The story so far: On April 12, Sri Lanka announced its decision to default on its foreign debt of $51 billion, tarnishing its track record of promptly servicing past loans. Citing the International Monetary Fund’s assessment that the country’s debt stock was “unsustainable”, the Finance Ministry said its policy of repaying foreign debt on time was “no longer tenable”. It described the default move as its “last resort” to prevent “a further deterioration” of the country’s financial position, and to ensure fair and equitable treatment of all creditors. In the coming week, Sri Lanka will hold talks with the International Monetary Fund (IMF) in Washington DC, on a comprehensive debt restructuring programme.
What is the background to the default?
Sri Lanka is experiencing one of its worst economic crises. For months now, households and businesses have had to cope with severe food and fuel shortages, while the government scrambles for dollars to pay for essential imports. Emergency financial support coming in, including from India, is barely enough to sustain the country for a month. With authorities sharing no roadmap or plan, fears of hunger and starvation are growing, and thousands of people have been voicing their anger against the government. Amid mounting protests, the government took two major decisions recently — to default on the country’s debt, and to seek IMF support to restructure outstanding loans and rescue its teetering economy.
Does a debt default help?
No middle-income country other than Sri Lanka has resorted to a debt default in recent years. Usually, creditors and investors see a defaulting country as less favourable for business. This makes it harder for the country to borrow from external sources.

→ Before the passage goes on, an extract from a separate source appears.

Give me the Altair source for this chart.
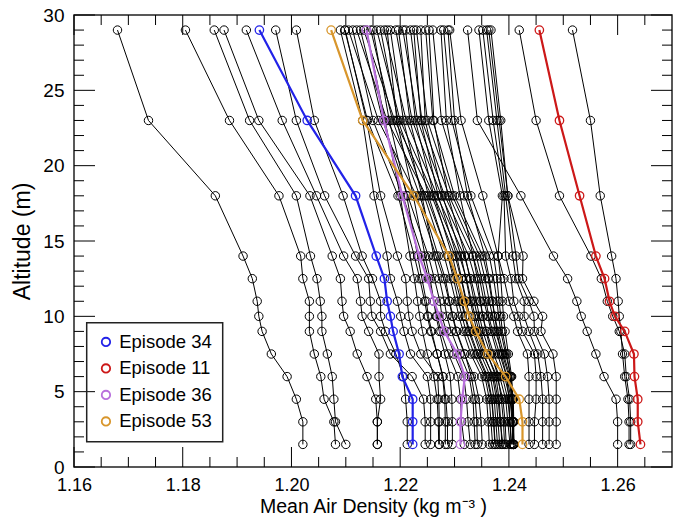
import math
import altair as alt
import pandas as pd

# Sounding levels (m), listed from the top of the profile down
ALTITUDES = [29, 23, 18, 14, 12.5, 11, 10, 9, 7.5, 6, 4.5, 3, 1.5]

# Highlighted episodes: mean air density (kg m^-3) at each level above
EPISODE_34 = [1.1941, 1.2029, 1.2118, 1.2156, 1.2171, 1.2176, 1.2182, 1.2187, 1.2198, 1.2204, 1.2223, 1.2223, 1.2223]
EPISODE_11 = [1.2456, 1.2493, 1.2530, 1.2560, 1.2576, 1.2585, 1.2595, 1.2613, 1.2630, 1.2631, 1.2637, 1.2637, 1.2642]
EPISODE_36 = [1.2138, 1.2170, 1.2204, 1.2235, 1.2250, 1.2262, 1.2272, 1.2281, 1.2305, 1.2319, 1.2314, 1.2311, 1.2311]
EPISODE_53 = [1.2073, 1.2131, 1.2225, 1.2290, 1.2305, 1.2318, 1.2327, 1.2339, 1.2361, 1.2394, 1.2419, 1.2425, 1.2425]

HIGHLIGHT_NAMES = ["Episode 34", "Episode 11", "Episode 36", "Episode 53"]
HIGHLIGHT_VALUES = [EPISODE_34, EPISODE_11, EPISODE_36, EPISODE_53]
HIGHLIGHT_COLORS = ["#2222e8", "#cc1818", "#b86fdc", "#d8962c"]

# All remaining episodes (same level order)
OTHER_EPISODES = [
    [1.1680, 1.1737, 1.1860, 1.1911, 1.1928, 1.1937, 1.1940, 1.1946, 1.1963, 1.1992, 1.2009, 1.2021, 1.2021],
    [1.1805, 1.1886, 1.1977, 1.2017, 1.2021, 1.2033, 1.2033, 1.2033, 1.2042, 1.2054, 1.2060, 1.2078, 1.2081],
    [1.1858, 1.1923, 1.2009, 1.2035, 1.2047, 1.2053, 1.2056, 1.2056, 1.2066, 1.2075, 1.2078, 1.2081, 1.2100],
    [1.1876, 1.1940, 1.2034, 1.2075, 1.2090, 1.2093, 1.2096, 1.2108, 1.2121, 1.2139, 1.2155, 1.2158, 1.2158],
    [1.1917, 1.1983, 1.2046, 1.2096, 1.2121, 1.2127, 1.2130, 1.2142, 1.2161, 1.2161, 1.2164, 1.2158, 1.2158],
    [1.1971, 1.2009, 1.2061, 1.2118, 1.2142, 1.2145, 1.2148, 1.2164, 1.2182, 1.2222, 1.2243, 1.2246, 1.2246],
    [1.2009, 1.2042, 1.2095, 1.2130, 1.2149, 1.2164, 1.2164, 1.2173, 1.2192, 1.2206, 1.2210, 1.2213, 1.2213],
    [1.2090, 1.2131, 1.2152, 1.2176, 1.2182, 1.2195, 1.2201, 1.2207, 1.2219, 1.2250, 1.2256, 1.2256, 1.2256],
    [1.2099, 1.2138, 1.2164, 1.2195, 1.2210, 1.2213, 1.2216, 1.2222, 1.2238, 1.2269, 1.2271, 1.2272, 1.2272],
    [1.2098, 1.2140, 1.2196, 1.2226, 1.2236, 1.2245, 1.2250, 1.2256, 1.2268, 1.2279, 1.2284, 1.2287, 1.2287],
    [1.2105, 1.2160, 1.2230, 1.2266, 1.2280, 1.2290, 1.2296, 1.2303, 1.2318, 1.2336, 1.2345, 1.2349, 1.2351],
    [1.2113, 1.2150, 1.2205, 1.2241, 1.2252, 1.2262, 1.2268, 1.2275, 1.2289, 1.2306, 1.2311, 1.2313, 1.2318],
    [1.2120, 1.2176, 1.2248, 1.2289, 1.2301, 1.2312, 1.2319, 1.2326, 1.2341, 1.2359, 1.2368, 1.2372, 1.2375],
    [1.2127, 1.2168, 1.2214, 1.2252, 1.2263, 1.2273, 1.2277, 1.2285, 1.2299, 1.2317, 1.2322, 1.2325, 1.2329],
    [1.2133, 1.2190, 1.2258, 1.2301, 1.2312, 1.2321, 1.2328, 1.2336, 1.2352, 1.2372, 1.2380, 1.2384, 1.2389],
    [1.2146, 1.2186, 1.2236, 1.2270, 1.2283, 1.2291, 1.2297, 1.2304, 1.2319, 1.2331, 1.2338, 1.2341, 1.2342],
    [1.2157, 1.2200, 1.2262, 1.2309, 1.2322, 1.2331, 1.2338, 1.2345, 1.2360, 1.2378, 1.2389, 1.2393, 1.2395],
    [1.2164, 1.2196, 1.2244, 1.2281, 1.2292, 1.2302, 1.2308, 1.2316, 1.2330, 1.2350, 1.2359, 1.2362, 1.2364],
    [1.2171, 1.2211, 1.2268, 1.2318, 1.2330, 1.2340, 1.2346, 1.2352, 1.2366, 1.2383, 1.2394, 1.2398, 1.2402],
    [1.2182, 1.2206, 1.2240, 1.2262, 1.2272, 1.2281, 1.2286, 1.2294, 1.2310, 1.2327, 1.2334, 1.2336, 1.2338],
    [1.2192, 1.2222, 1.2276, 1.2326, 1.2338, 1.2347, 1.2352, 1.2359, 1.2372, 1.2388, 1.2398, 1.2402, 1.2405],
    [1.2197, 1.2218, 1.2252, 1.2288, 1.2298, 1.2307, 1.2314, 1.2321, 1.2336, 1.2356, 1.2364, 1.2367, 1.2370],
    [1.2205, 1.2232, 1.2282, 1.2334, 1.2346, 1.2354, 1.2361, 1.2367, 1.2379, 1.2392, 1.2402, 1.2406, 1.2409],
    [1.2210, 1.2228, 1.2262, 1.2296, 1.2306, 1.2314, 1.2320, 1.2328, 1.2343, 1.2361, 1.2369, 1.2372, 1.2374],
    [1.2219, 1.2240, 1.2290, 1.2340, 1.2350, 1.2358, 1.2363, 1.2370, 1.2383, 1.2396, 1.2404, 1.2406, 1.2407],
    [1.2225, 1.2238, 1.2270, 1.2304, 1.2313, 1.2322, 1.2327, 1.2334, 1.2348, 1.2366, 1.2373, 1.2376, 1.2379],
    [1.2230, 1.2250, 1.2296, 1.2346, 1.2356, 1.2364, 1.2370, 1.2375, 1.2388, 1.2400, 1.2405, 1.2408, 1.2409],
    [1.2238, 1.2246, 1.2278, 1.2312, 1.2321, 1.2329, 1.2335, 1.2341, 1.2354, 1.2370, 1.2377, 1.2380, 1.2383],
    [1.2247, 1.2260, 1.2300, 1.2352, 1.2362, 1.2369, 1.2374, 1.2380, 1.2390, 1.2402, 1.2407, 1.2408, 1.2409],
    [1.2253, 1.2262, 1.2288, 1.2320, 1.2328, 1.2336, 1.2342, 1.2348, 1.2360, 1.2376, 1.2382, 1.2385, 1.2387],
    [1.2260, 1.2276, 1.2318, 1.2364, 1.2372, 1.2378, 1.2381, 1.2385, 1.2394, 1.2404, 1.2408, 1.2409, 1.2409],
    [1.2275, 1.2285, 1.2310, 1.2334, 1.2342, 1.2348, 1.2352, 1.2358, 1.2368, 1.2380, 1.2386, 1.2390, 1.2392],
    [1.2280, 1.2295, 1.2330, 1.2372, 1.2378, 1.2382, 1.2385, 1.2388, 1.2396, 1.2403, 1.2406, 1.2407, 1.2408],
    [1.2288, 1.2300, 1.2324, 1.2356, 1.2364, 1.2370, 1.2374, 1.2378, 1.2386, 1.2396, 1.2400, 1.2402, 1.2404],
    [1.2291, 1.2312, 1.2352, 1.2380, 1.2385, 1.2388, 1.2390, 1.2393, 1.2399, 1.2405, 1.2407, 1.2408, 1.2408],
    [1.2138, 1.2172, 1.2200, 1.2218, 1.2226, 1.2232, 1.2236, 1.2241, 1.2250, 1.2262, 1.2268, 1.2270, 1.2271],
    [1.2150, 1.2180, 1.2212, 1.2232, 1.2240, 1.2248, 1.2252, 1.2258, 1.2268, 1.2278, 1.2282, 1.2283, 1.2283],
    [1.2176, 1.2194, 1.2224, 1.2246, 1.2255, 1.2262, 1.2266, 1.2272, 1.2282, 1.2292, 1.2295, 1.2296, 1.2296],
    [1.2345, 1.2363, 1.2388, 1.2380, 1.2391, 1.2400, 1.2409, 1.2416, 1.2434, 1.2437, 1.2437, 1.2437, 1.2437],
    [1.2352, 1.2371, 1.2391, 1.2394, 1.2404, 1.2409, 1.2418, 1.2425, 1.2447, 1.2450, 1.2450, 1.2447, 1.2447],
    [1.2359, 1.2378, 1.2394, 1.2407, 1.2413, 1.2428, 1.2428, 1.2437, 1.2453, 1.2459, 1.2462, 1.2462, 1.2462],
    [1.2363, 1.2382, 1.2398, 1.2413, 1.2418, 1.2437, 1.2446, 1.2447, 1.2465, 1.2471, 1.2474, 1.2474, 1.2474],
    [1.2367, 1.2385, 1.2398, 1.2426, 1.2425, 1.2446, 1.2462, 1.2459, 1.2481, 1.2487, 1.2487, 1.2487, 1.2487],
    [1.2324, 1.2342, 1.2422, 1.2482, 1.2508, 1.2525, 1.2533, 1.2544, 1.2560, 1.2575, 1.2597, 1.2600, 1.2600],
    [1.2419, 1.2450, 1.2493, 1.2551, 1.2570, 1.2581, 1.2591, 1.2603, 1.2613, 1.2616, 1.2622, 1.2624, 1.2624],
    [1.2517, 1.2550, 1.2568, 1.2589, 1.2597, 1.2601, 1.2603, 1.2606, 1.2609, 1.2613, 1.2619, 1.2621, 1.2621],
]

# Axis tick positions (labelled majors and unlabelled minors)
X_MAJOR = [1.16, 1.18, 1.20, 1.22, 1.24, 1.26]
X_MINOR = [1.165, 1.17, 1.175, 1.185, 1.19, 1.195, 1.205, 1.21, 1.215,
           1.225, 1.23, 1.235, 1.245, 1.25, 1.255, 1.265]
Y_MAJOR = [0, 5, 10, 15, 20, 25, 30]
Y_MINOR = [1, 2, 3, 4, 6, 7, 8, 9, 11, 12, 13, 14, 16, 17, 18, 19,
           21, 22, 23, 24, 26, 27, 28, 29]
X_DOMAIN = [1.16, 1.27]
Y_DOMAIN = [0, 30]

PLOT_W, PLOT_H = 598, 452
MAJOR_PX, MINOR_PX = 20, 10          # inward tick lengths in pixels
FONT = "Liberation Sans"

X_PER_PX = (X_DOMAIN[1] - X_DOMAIN[0]) / PLOT_W
Y_PER_PX = (Y_DOMAIN[1] - Y_DOMAIN[0]) / PLOT_H

# ---- tables -------------------------------------------------------------
other_rows = []
for i, profile in enumerate(OTHER_EPISODES):
    for alt_m, rho in zip(ALTITUDES, profile):
        other_rows.append({"profile": f"run{i}", "altitude": alt_m, "density": rho})
other_df = pd.DataFrame(other_rows)

hl_rows = []
for name, profile in zip(HIGHLIGHT_NAMES, HIGHLIGHT_VALUES):
    for alt_m, rho in zip(ALTITUDES, profile):
        hl_rows.append({"episode": name, "altitude": alt_m, "density": rho})
hl_df = pd.DataFrame(hl_rows)

# inward frame ticks: start on the frame edge, end a fixed pixel length inside
xt_rows = []
for vals, px in ((X_MAJOR, MAJOR_PX), (X_MINOR, MINOR_PX)):
    d = px * Y_PER_PX
    for v in vals:
        xt_rows.append({"density": v, "altitude": Y_DOMAIN[0], "alt_end": Y_DOMAIN[0] + d})
        xt_rows.append({"density": v, "altitude": Y_DOMAIN[1], "alt_end": Y_DOMAIN[1] - d})
xt_df = pd.DataFrame(xt_rows)

yt_rows = []
for vals, px in ((Y_MAJOR, MAJOR_PX + 1), (Y_MINOR, MINOR_PX)):
    d = px * X_PER_PX
    for v in vals:
        yt_rows.append({"altitude": v, "density": X_DOMAIN[0], "dens_end": X_DOMAIN[0] + d})
        yt_rows.append({"altitude": v, "density": X_DOMAIN[1], "dens_end": X_DOMAIN[1] - d})
yt_df = pd.DataFrame(yt_rows)

# ---- shared encodings ---------------------------------------------------
x_axis = alt.Axis(values=X_MAJOR, format=".2f", ticks=False, domain=False, grid=False,
                  labelFlush=False, labelFont=FONT, labelFontSize=18, labelColor="black",
                  labelPadding=9, title="Mean Air Density (kg m⁻³ )", titleFont=FONT,
                  titleFontSize=19.5, titleFontWeight="normal", titleColor="black",
                  titlePadding=3)
y_axis = alt.Axis(values=Y_MAJOR, ticks=False, domain=False, grid=False,
                  labelFont=FONT, labelFontSize=19, labelColor="black", labelPadding=10,
                  title="Altitude (m)", titleFont=FONT, titleFontSize=23,
                  titleFontWeight="normal", titleColor="black", titlePadding=8)

X_SCALE = alt.Scale(domain=X_DOMAIN, nice=False, zero=False)
Y_SCALE = alt.Scale(domain=Y_DOMAIN, nice=False, zero=False)
X = alt.X("density:Q", scale=X_SCALE, axis=x_axis)
Y = alt.Y("altitude:Q", scale=Y_SCALE, axis=y_axis)

LEGEND = alt.Legend(title=None, orient="none", legendX=12.7, legendY=307.7,
                    symbolType="circle", symbolSize=71, symbolStrokeWidth=1.8,
                    labelFont=FONT, labelFontSize=18.5, labelColor="black",
                    padding=10, rowPadding=7.5, strokeColor="#222222")

COLOR = alt.Color("episode:N",
                  scale=alt.Scale(domain=HIGHLIGHT_NAMES, range=HIGHLIGHT_COLORS),
                  legend=LEGEND)

# ---- layers -------------------------------------------------------------
other_lines = alt.Chart(other_df).mark_line(color="black", strokeWidth=1).encode(
    x=X, y=Y, detail="profile:N", order=alt.Order("altitude:Q"))
other_points = alt.Chart(other_df).mark_point(
    shape="circle", filled=False, color="black", size=71, strokeWidth=1, opacity=1
).encode(x=X, y=Y)

hl_lines = alt.Chart(hl_df).mark_line(strokeWidth=2.2).encode(
    x=X, y=Y, color=COLOR, detail="episode:N", order=alt.Order("altitude:Q"))
hl_points = alt.Chart(hl_df).mark_point(
    shape="circle", filled=False, size=71, strokeWidth=1.3, opacity=1
).encode(x=X, y=Y, color=COLOR)

x_tick_marks = alt.Chart(xt_df).mark_rule(color="black", strokeWidth=1).encode(
    x=X, y=Y, y2="alt_end:Q")
y_tick_marks = alt.Chart(yt_df).mark_rule(color="black", strokeWidth=1).encode(
    x=X, x2="dens_end:Q", y=Y)

chart = alt.layer(
    other_lines, other_points, hl_lines, hl_points, x_tick_marks, y_tick_marks
).properties(
    width=PLOT_W, height=PLOT_H,
    autosize=alt.AutoSizeParams(type="none"),
    padding={"left": 74, "top": 15, "right": 8, "bottom": 53},
    background="white",
).configure_view(
    stroke="#222222", strokeWidth=1.5
).configure_legend(
    strokeWidth=1.5
)

chart.save("out.html", embed_options={"renderer": "svg", "actions": False})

If domestic production is low, as is in Sri Lanka’s case, it is even harder to cope.
All the same, Sri Lanka’s pre-emptive default takes away the pressure of having to repay some $7 billion in debt this year, giving the country some time to stabilise. Further, the default move came just ahead of Colombo’s scheduled talks with the IMF, on the sidelines of the Spring meetings of the Fund and World Bank, beginning in Washington DC on April 18. The IMF is expected to come up with a package that will allow Sri Lanka to restructure its external debt over time. Such a programme, including immediate relief of a couple of billion dollars, will also make Sri Lanka more credit worthy in the international money market.
How is Sri Lanka coping meanwhile?
Citizens are finding it very difficult to source essentials, including cooking gas and kerosene. Fuel is in short supply and is now being rationed to customers after long periods of waiting in queues. Costs of all basic commodities have risen sharply making them unaffordable for most. Colombo is sourcing fuel and food supplies for the month using external help, including credit lines from India.
What is the political fallout of this crisis for the Rajapaksas?
From the time Sri Lanka’s economic meltdown intensified this year, President Gotabaya Rajapaksa’s government has been facing considerable pressure from citizens, who have been unrelenting in their call for the resignation of President Gotabaya Rajapaksa and Prime Minister Mahinda Rajapaksa. Although the Cabinet resigned en masse, neither of the ruling brothers — who the public hold chiefly responsible for their suffering — appear inclined to step down. Meanwhile, shortages persist, and prices soar, putting people through enormous hardships. Even after the government announced its decision to suspend debt servicing and seek IMF aid with an accompanying structural reform package, it is yet to restore any confidence among the general public, going by the large demonstrations that continue.
How could an IMF programme bail out the country?
The way forward is neither easy nor straightforward for Sri Lanka, even with IMF assistance. Senior Sri Lankan economists have observed that the situation would likely get worse before getting better, and that there could be no gain without pain. Much would depend on the conditions imposed by the IMF and how Sri Lanka responds to them, given the government's political compulsion to regain lost ground. It is widely predicted that the Fund’s recommended reforms would include greater taxation, and a reduction in state spending. What this could mean to the average citizen reeling under the shock of this economic calamity remains to be seen. It would be especially challenging for the Rajapaksa regime, which has lost significant political capital in the wake of this crisis, to make and implement tough policy decisions that would be inevitable at this time.